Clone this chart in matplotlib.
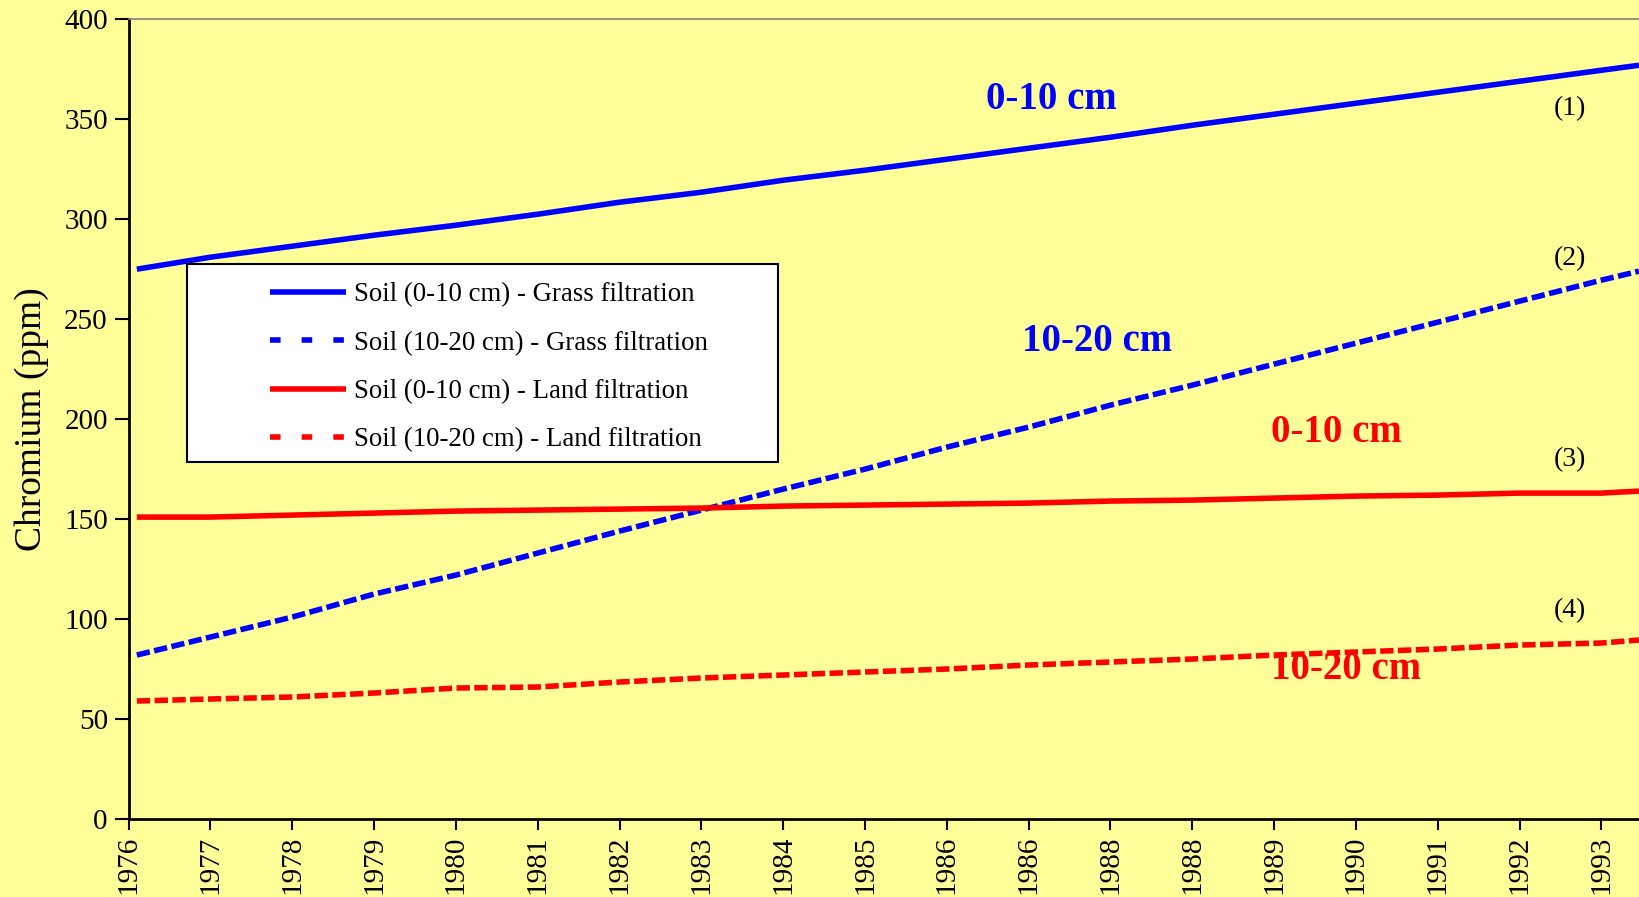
import matplotlib
matplotlib.use("Agg")
import matplotlib.pyplot as plt
from matplotlib.lines import Line2D
from matplotlib.patches import Rectangle

# ---------------- data ----------------
elapsed_years = [0.1, 1, 2, 3, 4, 5, 6, 7, 8, 9, 10, 11, 12, 13, 14, 15, 16, 17, 18, 18.46]
grass_0_10 = [275, 281, 286.5, 292, 297, 302.5, 308.5, 313.5, 319.5, 324.5, 330, 335.5,
              341, 347, 352.5, 358, 363.5, 369, 374.5, 377]
grass_10_20 = [82, 91, 101, 112.5, 122, 133, 144, 154.5, 165, 175, 186, 196,
               207, 217, 227.5, 238, 248.5, 259, 269.5, 274]
land_0_10 = [151, 151, 152, 153, 154, 154.5, 155, 155.5, 156.5, 157, 157.5, 158,
             159, 159.5, 160.5, 161.5, 162, 163, 163, 164]
land_10_20 = [59, 60, 61, 63, 65.5, 66, 68.5, 70.5, 72, 73.5, 75, 77,
              78.5, 80, 82, 83.5, 85, 87, 88, 89.5]

tick_labels = ["1976", "1977", "1978", "1979", "1980", "1981", "1982", "1983", "1984",
               "1985", "1986", "1986", "1988", "1988", "1989", "1990", "1991", "1992", "1993"]
series_labels = ["Soil (0-10 cm) - Grass filtration",
                 "Soil (10-20 cm) - Grass filtration",
                 "Soil (0-10 cm) - Land filtration",
                 "Soil (10-20 cm) - Land filtration"]

# ---------------- style ----------------
plt.rcParams['font.family'] = ['Liberation Serif', 'DejaVu Serif']
BG = '#FFFF99'
BLUE = '#0000FF'
RED = '#FF0000'
LW = 4.0

fig = plt.figure(figsize=(16.39, 8.97), dpi=100, facecolor=BG)
ax = fig.add_axes([0.0785, 0.087, 0.9215, 0.8915])
ax.set_facecolor(BG)

ax.plot(elapsed_years, grass_0_10, color=BLUE, lw=LW, solid_capstyle='butt')
ax.plot(elapsed_years, grass_10_20, color=BLUE, lw=LW, dashes=(2.4, 0.8), dash_capstyle='butt')
ax.plot(elapsed_years, land_0_10, color=RED, lw=LW, solid_capstyle='butt')
ax.plot(elapsed_years, land_10_20, color=RED, lw=LW, dashes=(2.4, 0.8), dash_capstyle='butt')

ax.set_xlim(0, 18.46)
ax.set_ylim(0, 400)
ax.set_yticks(range(0, 401, 50))
ax.set_xticks(range(len(tick_labels)))
ax.set_xticklabels(tick_labels, rotation=90, fontsize=21)
ax.tick_params(axis='y', labelsize=21, length=10, width=1.5, direction='out', pad=5)
ax.tick_params(axis='x', length=8, width=1.5, direction='out', pad=4)

for s in ['left', 'bottom']:
    ax.spines[s].set_linewidth(2)
    ax.spines[s].set_color('black')
ax.spines['top'].set_color('#808080')
ax.spines['top'].set_linewidth(1.2)
ax.spines['right'].set_visible(False)

ax.set_ylabel("Chromium (ppm)", fontsize=27)
ax.yaxis.set_label_coords(-0.0525, 0.5)

# legend with white box
ax.add_patch(Rectangle((0.0387, 0.4464), 0.3911, 0.247, transform=ax.transAxes,
                       facecolor='white', edgecolor='black', lw=1.5, zorder=4))
handles = [
    Line2D([], [], color=BLUE, lw=LW, solid_capstyle='butt'),
    Line2D([], [], color=BLUE, lw=LW, dashes=(1.9, 3.8), dash_capstyle='butt'),
    Line2D([], [], color=RED, lw=LW, solid_capstyle='butt'),
    Line2D([], [], color=RED, lw=LW, dashes=(1.9, 3.8), dash_capstyle='butt'),
]
leg = ax.legend(handles, series_labels, loc='upper left', bbox_to_anchor=(0.0936, 0.671),
                frameon=False, fontsize=19.3, handlelength=2.83, handletextpad=0.3,
                labelspacing=0.87, borderpad=0, borderaxespad=0)
leg.set_zorder(5)

# annotations
ax.text(11.28, 359.9, "0-10 cm", color=BLUE, fontsize=28, fontweight='bold', ha='center', va='center')
ax.text(11.83, 238.6, "10-20 cm", color=BLUE, fontsize=28, fontweight='bold', ha='center', va='center')
ax.text(14.76, 193.1, "0-10 cm", color=RED, fontsize=28, fontweight='bold', ha='center', va='center')
ax.text(14.88, 75.0, "10-20 cm", color=RED, fontsize=28, fontweight='bold', ha='center', va='center')
for lab, yv in [("(1)", 355.2), ("(2)", 280.4), ("(3)", 179.5), ("(4)", 104.3)]:
    ax.text(17.61, yv, lab, fontsize=20, ha='center', va='center', color='black')

fig.savefig("out.png", dpi=100, facecolor=BG)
◇ ◇ ◇ ◇
AIM OF THE TASK:
Within the listing above, copy each line that has the string "matplotlib".

OUTPUT FOR THIS TASK:
Clone this chart in matplotlib.
import matplotlib
matplotlib.use("Agg")
import matplotlib.pyplot as plt
from matplotlib.lines import Line2D
from matplotlib.patches import Rectangle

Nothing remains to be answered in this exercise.